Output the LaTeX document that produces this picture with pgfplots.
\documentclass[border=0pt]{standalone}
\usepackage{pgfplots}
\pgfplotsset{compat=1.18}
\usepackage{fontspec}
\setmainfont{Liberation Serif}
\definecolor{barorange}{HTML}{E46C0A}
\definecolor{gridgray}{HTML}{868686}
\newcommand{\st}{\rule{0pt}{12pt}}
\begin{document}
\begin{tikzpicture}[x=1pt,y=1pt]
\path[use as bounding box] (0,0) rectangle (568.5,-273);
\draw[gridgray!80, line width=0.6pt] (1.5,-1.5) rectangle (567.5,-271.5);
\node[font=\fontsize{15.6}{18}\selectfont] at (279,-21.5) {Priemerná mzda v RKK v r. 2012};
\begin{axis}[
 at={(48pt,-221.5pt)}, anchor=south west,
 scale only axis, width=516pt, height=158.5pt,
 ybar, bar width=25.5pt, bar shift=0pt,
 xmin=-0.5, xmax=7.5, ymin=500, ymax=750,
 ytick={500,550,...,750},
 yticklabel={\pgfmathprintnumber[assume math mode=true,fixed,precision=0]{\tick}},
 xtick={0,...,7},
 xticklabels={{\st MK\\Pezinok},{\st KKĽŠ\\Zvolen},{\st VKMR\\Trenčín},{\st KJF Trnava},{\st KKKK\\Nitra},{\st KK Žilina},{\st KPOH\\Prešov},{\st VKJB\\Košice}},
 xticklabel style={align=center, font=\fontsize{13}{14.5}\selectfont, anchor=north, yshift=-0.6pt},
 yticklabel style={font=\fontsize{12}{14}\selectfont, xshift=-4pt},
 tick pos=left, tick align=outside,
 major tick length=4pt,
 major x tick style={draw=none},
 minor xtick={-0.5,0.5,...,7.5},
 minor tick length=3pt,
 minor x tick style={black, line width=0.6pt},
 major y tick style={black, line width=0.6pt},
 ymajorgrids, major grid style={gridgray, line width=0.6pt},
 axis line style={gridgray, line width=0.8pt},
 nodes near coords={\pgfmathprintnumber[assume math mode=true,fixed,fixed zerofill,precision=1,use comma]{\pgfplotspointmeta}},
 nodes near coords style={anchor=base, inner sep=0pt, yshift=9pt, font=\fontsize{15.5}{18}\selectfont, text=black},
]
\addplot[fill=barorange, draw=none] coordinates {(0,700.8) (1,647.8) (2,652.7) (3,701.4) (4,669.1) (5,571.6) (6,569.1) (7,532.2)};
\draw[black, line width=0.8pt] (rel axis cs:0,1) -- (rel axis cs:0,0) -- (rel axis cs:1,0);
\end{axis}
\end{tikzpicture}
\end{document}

* WHAT YOU WILL DO *
Copy each line of the data exactly, leaving nothing out.

* SOLUTION FOR THIS PROBLEM *
Output the LaTeX document that produces this picture with pgfplots.
\documentclass[border=0pt]{standalone}
\usepackage{pgfplots}
\pgfplotsset{compat=1.18}
\usepackage{fontspec}
\setmainfont{Liberation Serif}
\definecolor{barorange}{HTML}{E46C0A}
\definecolor{gridgray}{HTML}{868686}
\newcommand{\st}{\rule{0pt}{12pt}}
\begin{document}
\begin{tikzpicture}[x=1pt,y=1pt]
\path[use as bounding box] (0,0) rectangle (568.5,-273);
\draw[gridgray!80, line width=0.6pt] (1.5,-1.5) rectangle (567.5,-271.5);
\node[font=\fontsize{15.6}{18}\selectfont] at (279,-21.5) {Priemerná mzda v RKK v r. 2012};
\begin{axis}[
 at={(48pt,-221.5pt)}, anchor=south west,
 scale only axis, width=516pt, height=158.5pt,
 ybar, bar width=25.5pt, bar shift=0pt,
 xmin=-0.5, xmax=7.5, ymin=500, ymax=750,
 ytick={500,550,...,750},
 yticklabel={\pgfmathprintnumber[assume math mode=true,fixed,precision=0]{\tick}},
 xtick={0,...,7},
 xticklabels={{\st MK\\Pezinok},{\st KKĽŠ\\Zvolen},{\st VKMR\\Trenčín},{\st KJF Trnava},{\st KKKK\\Nitra},{\st KK Žilina},{\st KPOH\\Prešov},{\st VKJB\\Košice}},
 xticklabel style={align=center, font=\fontsize{13}{14.5}\selectfont, anchor=north, yshift=-0.6pt},
 yticklabel style={font=\fontsize{12}{14}\selectfont, xshift=-4pt},
 tick pos=left, tick align=outside,
 major tick length=4pt,
 major x tick style={draw=none},
 minor xtick={-0.5,0.5,...,7.5},
 minor tick length=3pt,
 minor x tick style={black, line width=0.6pt},
 major y tick style={black, line width=0.6pt},
 ymajorgrids, major grid style={gridgray, line width=0.6pt},
 axis line style={gridgray, line width=0.8pt},
 nodes near coords={\pgfmathprintnumber[assume math mode=true,fixed,fixed zerofill,precision=1,use comma]{\pgfplotspointmeta}},
 nodes near coords style={anchor=base, inner sep=0pt, yshift=9pt, font=\fontsize{15.5}{18}\selectfont, text=black},
]
\addplot[fill=barorange, draw=none] coordinates {(0,700.8) (1,647.8) (2,652.7) (3,701.4) (4,669.1) (5,571.6) (6,569.1) (7,532.2)};
\draw[black, line width=0.8pt] (rel axis cs:0,1) -- (rel axis cs:0,0) -- (rel axis cs:1,0);
\end{axis}
\end{tikzpicture}
\end{document}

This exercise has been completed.